Si un jour…
Un jour proche ou lointain, je venais à fréquenter exclusivement tonton Alzheimer, si je venais à perdre le sens des matins et des nuits, si je plongeais dans une autre vie, ne me faites ni risettes ni mamours, ne me renvoyez pas à la maternelle.
Si un jour, je venais à ne plus rien confondre, à voguer dans l’informe ou l’uniforme, à ignorer que vous êtes là, à ne plus savoir que je suis ici, à me perdre dans un autre monde où la vie n’existe plus, sachez que c’est la fin d’une histoire, vos larmes et votre tristesse n’y pourront rien.
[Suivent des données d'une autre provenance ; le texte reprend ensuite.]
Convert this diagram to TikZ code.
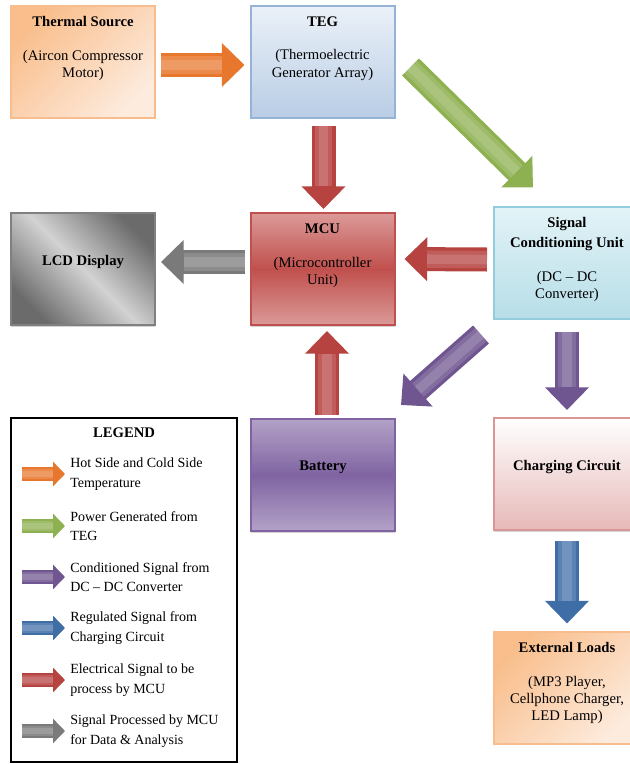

Gardez le sens de la vraie vie.
Si un jour, l’être que je suis devenait chose, ne me posez pas comme un bibelot sur une chaise longue ou roulante ni dans l’illusion d’un EHPAD, n’ayez aucun scrupule, envolez-moi, envoyez-moi, expédiez-moi…
J’aurai perdu le vivre, vous me croirez dans un autre rêve pour soulager votre conscience.
J’aurai perdu le temps, ne perdez pas le vôtre.
Devenu inutile, à ne plus savoir vivre, à encombrer votre chemin.
Ne tardez pas trop, envoyez moi à travers ciel au père éternel, unissez-vous contre la culpabilité, agissez ensemble, je vous l’ordonne, j’en prends la responsabilité, poussez-moi et j’irai visiter l’autre face des coquelicots.
Je ne serai pas bien loin, vous aurez plein d’images.
Dans un champ ponceau, au pied d’un royal pavot, je vous attendrai dans la patience de l’après temps.
Je rêve du pays de la non béatitude où les papavers sont autre chose, je rêve du pays où l’on ne sait plus rien, je vous offre ces petites choses que je transformais pour vous lorsque j’étais vivant, je savais encore dire des choses…
Dans la vie où l’on gambade allègrement sans se soucier de la trappe qui nous attend, c’est juste un peu de temps…
Un tout petit bout de temps, à quoi bon gaspiller vos joyeux instants ?
Papaver = autre nom du coquelicot
Ponceau = couleur rouge vif du coquelicot
magique ce post simon. Quand à vous « envoler » plus facile à demander qu’à faire…. c’est la hantise des personnes qui avancent dans l’âge, mais on aimerait toucher du doigt la seconde où tout bascule ou après laquelle on ne maîtrise plus rien………
Si je peux me permettre, le champ de coquelicots est déjà pris par Mouloudji 😉
Belle journée et d’autres à venir. Aloïs n’est pas encore là
Mouloudji me pardonnera de venir dans son champ ponceau…
Facile à dire, oui Gibu et c’est dommage. 🙂
Merci, bonne journée.
Une de vos plus belles pages, un poème en prose très fort et des images superbes !
Ils ne sont pas mal non plus « là-bas », les coquelicots 😉
J’ai eu ce sentiment d’impuissance hier soir tard, ce matin, j’écrivais et je ne me suis pas aperçu qu’il s’agissait d’un poème en prose.
Je comprends maintenant.
Merci d’illuminer mon champ ponceau 😉
Zut, les pampaghjoli, voulais-je dire 🙂
Papaveri en italien d’où « papaver », j’imagine.
Pampasgiolu on ne l’entend plus, votre commentaire me donne une nouvelle idée, réveiller des expressions disparues, j’en ai repéré quelques unes.
Je l’entends parfois ici, de la part de personnes qui depuis longtemps n’ont plus 20 ans.